With this in mind, how many other individuals might we find? Doing this via a manual search would be a long and painful process: with over 50 stations, there are over 1200 unique station pairs and any number of riders of various ages and genders. So instead of combing through the data by hand, we can use another unsupervised algorithm to do the search automatically. We are again looking for clusters, but want an algorithm that is sensitive to overdensities within a noisy background: an algorithm known as Mean-Shift Clustering is a good candidate for this.
After running the clustering model on the trips between each pair of stations, we will define a metric that measures how well we have localized an individual rider, rank the station pairs by this metric, and then only visually examine the dozen or so with the highest rankings. Once this ranking is computed, we find that the top match is the 36-year-old male we identified above!
To learn a bit more, let's look at when his rides occurred over the course of the year, and how his ride times changed as time went on:
We see that he rode from the beginning of July until mid-September, which aligns tightly with the summer quarter dates at UW. Perhaps this was a person who was working or studying at UW during the summer quarter, while living in Belltown, who decided that a Pronto membership was more economical than a bus pass. Over the course of the summer, his average ride time decreased by about a minute each direction, indicating that 13.5 daily miles on a Pronto bike helped him get in shape!
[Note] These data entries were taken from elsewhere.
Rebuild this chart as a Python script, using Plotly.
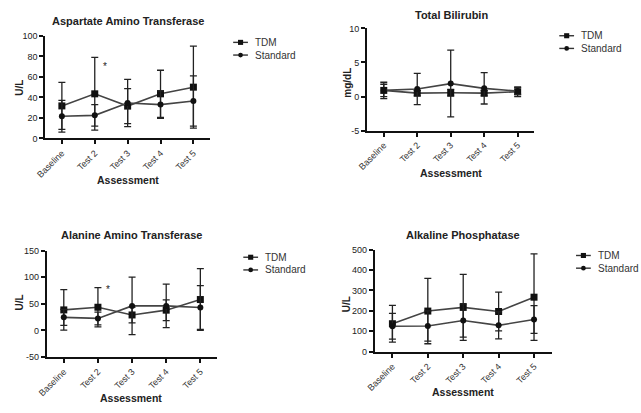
import plotly.graph_objects as go

W, H = 641, 413

categories = ["Baseline", "Test 2", "Test 3", "Test 4", "Test 5"]
series_names = ["TDM", "Standard"]

# Aspartate Amino Transferase (U/L)
ast_tdm = [31.7, 43.5, 31.5, 43.5, 50.0]
ast_tdm_sd = [23.0, 35.5, 17.0, 23.0, 40.0]
ast_std = [21.6, 22.5, 34.5, 33.0, 36.5]
ast_std_sd = [15.5, 10.5, 23.0, 13.5, 24.5]
ast_ticks = [0, 20, 40, 60, 80, 100]
ast_ticktext = ["0", "20", "40", "60", "80", "100"]

# Total Bilirubin (mg/dL)
tb_tdm = [0.9, 0.5, 0.55, 0.5, 0.7]
tb_tdm_sd = [1.2, 0.4, 0.5, 0.4, 0.7]
tb_std = [0.9, 1.1, 1.9, 1.2, 0.8]
tb_std_sd = [0.9, 2.3, 4.9, 2.3, 0.5]
tb_ticks = [-5, 0, 5, 10]
tb_ticktext = ["-5", "0", "5", "10"]

# Alanine Amino Transferase (U/L)
alt_tdm = [38.5, 43.5, 29.0, 38.0, 58.0]
alt_tdm_sd = [38.0, 37.0, 15.0, 19.5, 58.0]
alt_std = [24.5, 22.5, 46.0, 46.0, 43.0]
alt_std_sd = [15.0, 12.0, 54.0, 41.0, 41.0]
alt_ticks = [-50, 0, 50, 100, 150]
alt_ticktext = ["-50", "0", "50", "100", "150"]

# Alkaline Phosphatase (U/L)
alp_tdm = [137, 199, 217, 197, 267]
alp_tdm_sd = [90, 160, 162, 95, 212]
alp_std = [125, 126, 153, 129, 158]
alp_std_sd = [63, 74, 82, 66, 68]
alp_ticks = [0, 100, 200, 300, 400, 500]
alp_ticktext = ["0", "100", "200", "300", "400", "500"]

panels = [
    dict(title="Aspartate Amino Transferase", ylab="U/L", yr=[0, 100],
         tv=ast_ticks, tt=ast_ticktext,
         data=[(ast_tdm, ast_tdm_sd), (ast_std, ast_std_sd)],
         px=(36, 203), py=(31.7, 136.7), star=("*", 1.3, 70),
         tpos=(120, 16), apos=(120, 179), ypos=(10, 85), leg=(226.7, 38.3)),
    dict(title="Total Bilirubin", ylab="mg/dL", yr=[-5, 10],
         tv=tb_ticks, tt=tb_ticktext,
         data=[(tb_tdm, tb_tdm_sd), (tb_std, tb_std_sd)],
         px=(362.7, 532.7), py=(24, 128.7), star=None,
         tpos=(448, 10), apos=(448, 172), ypos=(342, 80), leg=(558, 31.5)),
    dict(title="Alanine Amino Transferase", ylab="U/L", yr=[-50, 150],
         tv=alt_ticks, tt=alt_ticktext,
         data=[(alt_tdm, alt_tdm_sd), (alt_std, alt_std_sd)],
         px=(37.3, 210.7), py=(251.7, 360.7), star=("*", 1.3, 76),
         tpos=(123, 236), apos=(123, 403), ypos=(10, 305), leg=(237, 258.5)),
    dict(title="Alkaline Phosphatase", ylab="U/L", yr=[0, 500],
         tv=alp_ticks, tt=alp_ticktext,
         data=[(alp_tdm, alp_tdm_sd), (alp_std, alp_std_sd)],
         px=(370.5, 550.3), py=(250.7, 355.3), star=("**", 4.55, 470),
         tpos=(460, 236), apos=(460, 397), ypos=(342, 307), leg=(575, 256.7)),
]

symbols = ["square", "circle"]
msize = [7, 6]
FONT = "Liberation Sans, Arial, sans-serif"

fig = go.Figure()
annotations = []
shapes = []

for i, p in enumerate(panels):
    k = "" if i == 0 else str(i + 1)
    xa, ya = "x" + k, "y" + k
    for j, (vals, sd) in enumerate(p["data"]):
        fig.add_trace(go.Scatter(
            x=categories, y=vals, xaxis=xa, yaxis=ya, mode="lines+markers",
            name=series_names[j], showlegend=False,
            line=dict(color="#444444", width=1.6),
            marker=dict(symbol=symbols[j], size=msize[j], color="#111111"),
            error_y=dict(type="data", array=sd, visible=True, color="#222222",
                         thickness=1.3, width=3.5),
            cliponaxis=False,
        ))
    x0, x1 = p["px"]
    yt, yb = p["py"]
    dom_x = [x0 / W, x1 / W]
    dom_y = [1 - yb / H, 1 - yt / H]
    fig.layout["xaxis" + k] = dict(
        domain=dom_x, anchor=ya, type="category", range=[-0.5, 4.5],
        showline=True, linecolor="#111111", linewidth=2, ticks="outside",
        ticklen=4, tickwidth=1.5, tickcolor="#111111", tickangle=-45,
        tickfont=dict(family=FONT, size=9, color="#333333"),
        showgrid=False, zeroline=False, fixedrange=True)
    fig.layout["yaxis" + k] = dict(
        domain=dom_y, anchor=xa, range=p["yr"], tickmode="array",
        tickvals=p["tv"], ticktext=p["tt"],
        showline=True, linecolor="#111111", linewidth=2, ticks="outside",
        ticklen=4, tickwidth=1.5, tickcolor="#111111",
        tickfont=dict(family=FONT, size=9, color="#222222"),
        showgrid=False, zeroline=False, fixedrange=True)
    tx, ty = p["tpos"]
    annotations.append(dict(text="<b>%s</b>" % p["title"], x=tx / W, y=1 - ty / H,
                            xref="paper", yref="paper", showarrow=False,
                            font=dict(family=FONT, size=11, color="#222222"),
                            xanchor="center", yanchor="middle"))
    ax_, ay_ = p["apos"]
    annotations.append(dict(text="<b>Assessment</b>", x=ax_ / W, y=1 - ay_ / H,
                            xref="paper", yref="paper", showarrow=False,
                            font=dict(family=FONT, size=10.5, color="#222222"),
                            xanchor="center", yanchor="middle"))
    yx, yy = p["ypos"]
    annotations.append(dict(text="<b>%s</b>" % p["ylab"], x=yx / W, y=1 - yy / H,
                            xref="paper", yref="paper", showarrow=False, textangle=-90,
                            font=dict(family=FONT, size=10, color="#222222"),
                            xanchor="center", yanchor="middle"))
    if p["star"]:
        s, sx, sy = p["star"]
        annotations.append(dict(text=s, x=sx, y=sy, xref=xa, yref=ya, showarrow=False,
                                font=dict(family=FONT, size=10, color="#222222"),
                                xanchor="center", yanchor="middle"))
    lx, ly = p["leg"]
    for j, name in enumerate(series_names):
        yy_ = ly + j * 13
        shapes.append(dict(type="line", xref="paper", yref="paper",
                           x0=lx / W, x1=(lx + 15) / W, y0=1 - yy_ / H, y1=1 - yy_ / H,
                           line=dict(color="#333333", width=1.4)))
        r = 2.6 if j == 0 else 2.4
        cx = lx + 7.5
        shapes.append(dict(type="rect" if j == 0 else "circle", xref="paper", yref="paper",
                           x0=(cx - r) / W, x1=(cx + r) / W,
                           y0=1 - (yy_ + r) / H, y1=1 - (yy_ - r) / H,
                           fillcolor="#111111", line=dict(width=0)))
        annotations.append(dict(text=name, x=(lx + 20) / W, y=1 - yy_ / H,
                                xref="paper", yref="paper", showarrow=False,
                                font=dict(family=FONT, size=10, color="#333333"),
                                xanchor="left", yanchor="middle"))

fig.update_layout(
    width=W, height=H, margin=dict(l=0, r=0, t=0, b=0),
    paper_bgcolor="white", plot_bgcolor="white",
    showlegend=False, annotations=annotations, shapes=shapes,
    font=dict(family=FONT),
)

fig.write_html("out.html", config={"displayModeBar": False},
               post_script="document.body.style.margin='0';document.body.style.overflow='hidden';")
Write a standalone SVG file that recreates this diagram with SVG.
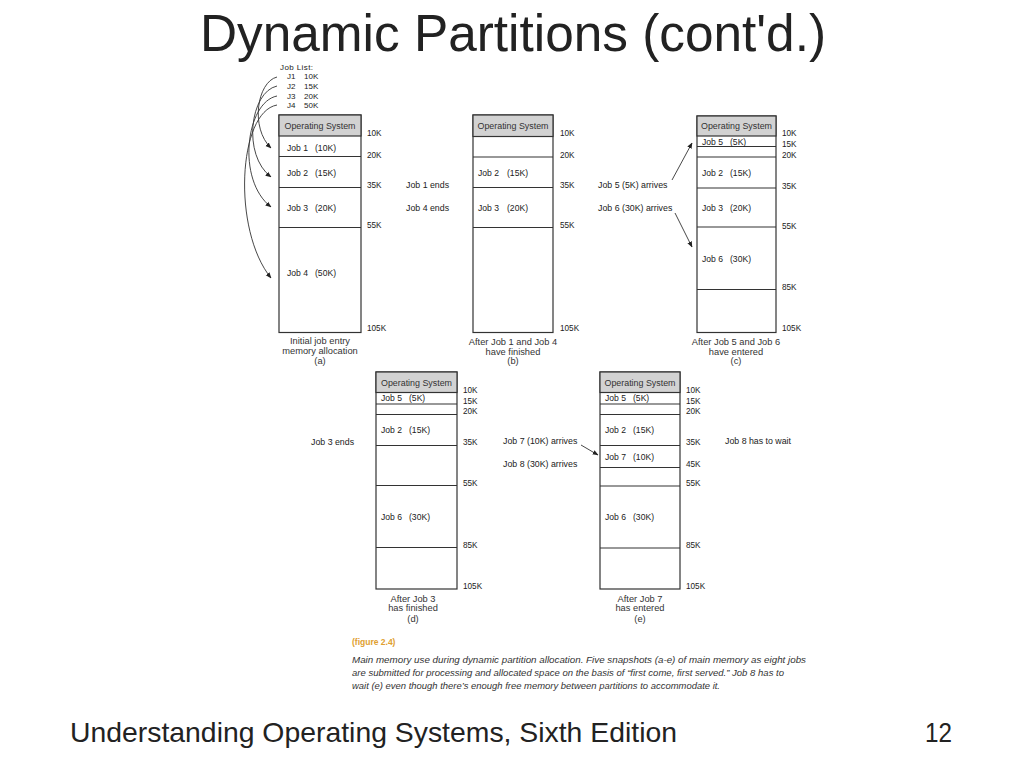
<svg xmlns="http://www.w3.org/2000/svg" width="1024" height="768" viewBox="0 0 1024 768">
<defs>
<marker id="ah" viewBox="0 0 10 10" refX="9" refY="5" markerWidth="6" markerHeight="6" orient="auto" markerUnits="userSpaceOnUse">
<path d="M0,1 L10,5 L0,9 z" fill="#222"/>
</marker>
<style>
text{font-family:"Liberation Sans",Arial,sans-serif;fill:#222}
.t{font-size:8px}
.j{font-size:8.6px}
.s{font-size:8.8px}
.os{font-size:8.9px;text-anchor:middle;fill:#333}
.k{font-size:8.2px}
.cap{font-size:9.3px;text-anchor:middle;fill:#333}
.box{fill:#fff;stroke:#333;stroke-width:1.2}
.osr{fill:#d2d2d2;stroke:#333;stroke-width:1.2}
.ln{stroke:#333;stroke-width:1.1}
.conn{fill:none;stroke:#333;stroke-width:0.9;marker-end:url(#ah)}
.fig{font-size:9px;fill:#333;font-style:italic}
</style>
</defs>
<rect width="1024" height="768" fill="#fff"/>
<text x="200" y="51" font-size="52" textLength="626" lengthAdjust="spacingAndGlyphs" fill="#1a1a1a">Dynamic Partitions (cont'd.)</text>

<g id="joblist">
<text class="t" x="280" y="70" textLength="33">Job List:</text>
<text class="t" x="287" y="79">J1</text><text class="t" x="304" y="79">10K</text>
<text class="t" x="287" y="89">J2</text><text class="t" x="304" y="89">15K</text>
<text class="t" x="287" y="99">J3</text><text class="t" x="304" y="99">20K</text>
<text class="t" x="287" y="108">J4</text><text class="t" x="304" y="108">50K</text>
</g>

<g id="snap-a">
<rect class="box" x="279" y="115" width="82" height="217.5"/>
<rect class="osr" x="279" y="115" width="82" height="21"/>
<text class="os" x="320" y="128.5">Operating System</text>
<line class="ln" x1="279" y1="156.5" x2="361" y2="156.5"/>
<line class="ln" x1="279" y1="187.5" x2="361" y2="187.5"/>
<line class="ln" x1="279" y1="227.5" x2="361" y2="227.5"/>
<text class="j" x="287" y="151">Job 1</text><text class="j" x="315" y="151">(10K)</text>
<text class="j" x="287" y="176">Job 2</text><text class="j" x="315" y="176">(15K)</text>
<text class="j" x="287" y="211">Job 3</text><text class="j" x="315" y="211">(20K)</text>
<text class="j" x="287" y="276">Job 4</text><text class="j" x="315" y="276">(50K)</text>
<text class="k" x="367" y="136">10K</text>
<text class="k" x="367" y="158">20K</text>
<text class="k" x="367" y="188">35K</text>
<text class="k" x="367" y="228">55K</text>
<text class="k" x="367" y="331">105K</text>
<text class="cap" x="320" y="344">Initial job entry</text>
<text class="cap" x="320" y="354">memory allocation</text>
<text class="cap" x="320" y="364">(a)</text>
</g>

<g id="snap-b">
<rect class="box" x="473" y="115" width="80" height="217.5"/>
<rect class="osr" x="473" y="115" width="80" height="21.5"/>
<text class="os" x="513" y="128.5">Operating System</text>
<line class="ln" x1="473" y1="157" x2="553" y2="157"/>
<line class="ln" x1="473" y1="187.5" x2="553" y2="187.5"/>
<line class="ln" x1="473" y1="227.5" x2="553" y2="227.5"/>
<text class="j" x="478" y="176">Job 2</text><text class="j" x="507" y="176">(15K)</text>
<text class="j" x="478" y="211">Job 3</text><text class="j" x="507" y="211">(20K)</text>
<text class="k" x="560" y="136">10K</text>
<text class="k" x="560" y="158">20K</text>
<text class="k" x="560" y="188">35K</text>
<text class="k" x="560" y="228">55K</text>
<text class="k" x="560" y="331">105K</text>
<text class="s" x="406" y="188">Job 1 ends</text>
<text class="s" x="406" y="211">Job 4 ends</text>
<text class="cap" x="513" y="345">After Job 1 and Job 4</text>
<text class="cap" x="513" y="355">have finished</text>
<text class="cap" x="513" y="364">(b)</text>
</g>

<g id="snap-c">
<rect class="box" x="697" y="116" width="79" height="216.5"/>
<rect class="osr" x="697" y="116" width="79" height="20"/>
<text class="os" x="736.5" y="128.5">Operating System</text>
<line class="ln" x1="697" y1="146.5" x2="776" y2="146.5"/>
<line class="ln" x1="697" y1="157" x2="776" y2="157"/>
<line class="ln" x1="697" y1="188" x2="776" y2="188"/>
<line class="ln" x1="697" y1="227" x2="776" y2="227"/>
<line class="ln" x1="697" y1="289.5" x2="776" y2="289.5"/>
<text class="j" x="702" y="145">Job 5</text><text class="j" x="730" y="145">(5K)</text>
<text class="j" x="702" y="176">Job 2</text><text class="j" x="730" y="176">(15K)</text>
<text class="j" x="702" y="211">Job 3</text><text class="j" x="730" y="211">(20K)</text>
<text class="j" x="702" y="262">Job 6</text><text class="j" x="730" y="262">(30K)</text>
<text class="k" x="782" y="136">10K</text>
<text class="k" x="782" y="147">15K</text>
<text class="k" x="782" y="158">20K</text>
<text class="k" x="782" y="189">35K</text>
<text class="k" x="782" y="229">55K</text>
<text class="k" x="782" y="290">85K</text>
<text class="k" x="782" y="331">105K</text>
<text class="s" x="598" y="188">Job 5 (5K) arrives</text>
<text class="s" x="598" y="211">Job 6 (30K) arrives</text>
<text class="cap" x="736" y="345">After Job 5 and Job 6</text>
<text class="cap" x="736" y="355">have entered</text>
<text class="cap" x="736" y="364">(c)</text>
</g>

<g id="snap-d">
<rect class="box" x="376" y="372" width="81" height="217"/>
<rect class="osr" x="376" y="372" width="81" height="20.5"/>
<text class="os" x="416.5" y="385.5">Operating System</text>
<line class="ln" x1="376" y1="404" x2="457" y2="404"/>
<line class="ln" x1="376" y1="414.5" x2="457" y2="414.5"/>
<line class="ln" x1="376" y1="445.5" x2="457" y2="445.5"/>
<line class="ln" x1="376" y1="485.5" x2="457" y2="485.5"/>
<line class="ln" x1="376" y1="547.5" x2="457" y2="547.5"/>
<text class="j" x="381" y="401">Job 5</text><text class="j" x="409" y="401">(5K)</text>
<text class="j" x="381" y="433">Job 2</text><text class="j" x="409" y="433">(15K)</text>
<text class="j" x="381" y="520">Job 6</text><text class="j" x="409" y="520">(30K)</text>
<text class="k" x="463" y="393">10K</text>
<text class="k" x="463" y="404">15K</text>
<text class="k" x="463" y="414">20K</text>
<text class="k" x="463" y="445">35K</text>
<text class="k" x="463" y="486">55K</text>
<text class="k" x="463" y="548">85K</text>
<text class="k" x="463" y="589">105K</text>
<text class="s" x="311" y="445">Job 3 ends</text>
<text class="cap" x="413" y="602">After Job 3</text>
<text class="cap" x="413" y="611">has finished</text>
<text class="cap" x="413" y="622">(d)</text>
</g>

<g id="snap-e">
<rect class="box" x="600" y="372" width="80" height="217"/>
<rect class="osr" x="600" y="372" width="80" height="20.5"/>
<text class="os" x="640" y="385.5">Operating System</text>
<line class="ln" x1="600" y1="404" x2="680" y2="404"/>
<line class="ln" x1="600" y1="414.5" x2="680" y2="414.5"/>
<line class="ln" x1="600" y1="445.5" x2="680" y2="445.5"/>
<line class="ln" x1="600" y1="467.5" x2="680" y2="467.5"/>
<line class="ln" x1="600" y1="486" x2="680" y2="486"/>
<line class="ln" x1="600" y1="548" x2="680" y2="548"/>
<text class="j" x="605" y="401">Job 5</text><text class="j" x="633" y="401">(5K)</text>
<text class="j" x="605" y="433">Job 2</text><text class="j" x="633" y="433">(15K)</text>
<text class="j" x="605" y="460">Job 7</text><text class="j" x="633" y="460">(10K)</text>
<text class="j" x="605" y="520">Job 6</text><text class="j" x="633" y="520">(30K)</text>
<text class="k" x="686" y="393">10K</text>
<text class="k" x="686" y="404">15K</text>
<text class="k" x="686" y="414">20K</text>
<text class="k" x="686" y="445">35K</text>
<text class="k" x="686" y="467">45K</text>
<text class="k" x="686" y="486">55K</text>
<text class="k" x="686" y="548">85K</text>
<text class="k" x="686" y="589">105K</text>
<text class="s" x="503" y="444">Job 7 (10K) arrives</text>
<text class="s" x="503" y="467">Job 8 (30K) arrives</text>
<text class="s" x="725" y="444">Job 8 has to wait</text>
<text class="cap" x="640" y="602">After Job 7</text>
<text class="cap" x="640" y="611">has entered</text>
<text class="cap" x="640" y="622">(e)</text>
</g>

<g id="connectors">
<path class="conn" d="M277,77 C257,82 250,128 271,148"/>
<path class="conn" d="M277,86 C250,92 242,155 271,177"/>
<path class="conn" d="M277,96 C246,102 236,180 271,207"/>
<path class="conn" d="M277,105 C238,112 232,230 271,278"/>
<path class="conn" d="M672,180 L692,143"/>
<path class="conn" d="M675,213 L692,247"/>
<path class="conn" d="M581,445 L598,455"/>
</g>

<g id="figcaption">
<text x="352" y="645" font-size="8.5" font-weight="bold" style="fill:#e0a030">(figure 2.4)</text>
<text class="fig" x="352" y="663" textLength="454" lengthAdjust="spacingAndGlyphs">Main memory use during dynamic partition allocation. Five snapshots (a-e) of main memory as eight jobs</text>
<text class="fig" x="352" y="676" textLength="432" lengthAdjust="spacingAndGlyphs">are submitted for processing and allocated space on the basis of “first come, first served.” Job 8 has to</text>
<text class="fig" x="352" y="689" textLength="368" lengthAdjust="spacingAndGlyphs">wait (e) even though there’s enough free memory between partitions to accommodate it.</text>
</g>

<text x="70" y="742" font-size="28" textLength="607" lengthAdjust="spacingAndGlyphs" fill="#1a1a1a">Understanding Operating Systems, Sixth Edition</text>
<text x="925" y="742" font-size="28" textLength="27" lengthAdjust="spacingAndGlyphs" fill="#1a1a1a">12</text>
</svg>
In the same way, the other top cluster results show similar patterns for other individual riders. We'll do the same plot for a few other top candidates:
This final one is the most impressive: this 25-year-old male used Pronto almost daily for the full year, and I'm willing to bet that elsewhere he rode the 18 further trips that would put him on the list of Top 20 Pronto Users.
Looking at the trends among all five of these identified individuals, we see a couple commonalities:
Morning commute rides tend to be a few minutes faster than evening commute rides. Perhaps people are tired at the end of the day, or perhaps they are more relaxed when they don't need to get to work at a certain time.
In all these cases, rider speed increased gradually over time. All of these riders show a trend of getting faster with time. For the more extreme riders, this improvement is as much as 10-15%, which indicates a fairly substantial improvement in health!
These are probably new(ish) riders. Riders who were already riding their own bike frequently before Pronto existed would not likely show such a significant improvment in fitness over time. So I think we can be fairly confident that these power-users are riding more frequently now with Pronto than they were before Pronto existed.
We could certainly go further and find less significant clusters, and probably identify dozens or hundreds more individuals based on their ridership patterns. We could also cross-match nearby stations to determine whether anyone is using, say, a different station on the way to work versus on the way home. We could compute aggregate statistics on how Pronto is improving health, based on this probabilistically de-anonymized data. The possibilities really are endless, but I've written enough here already!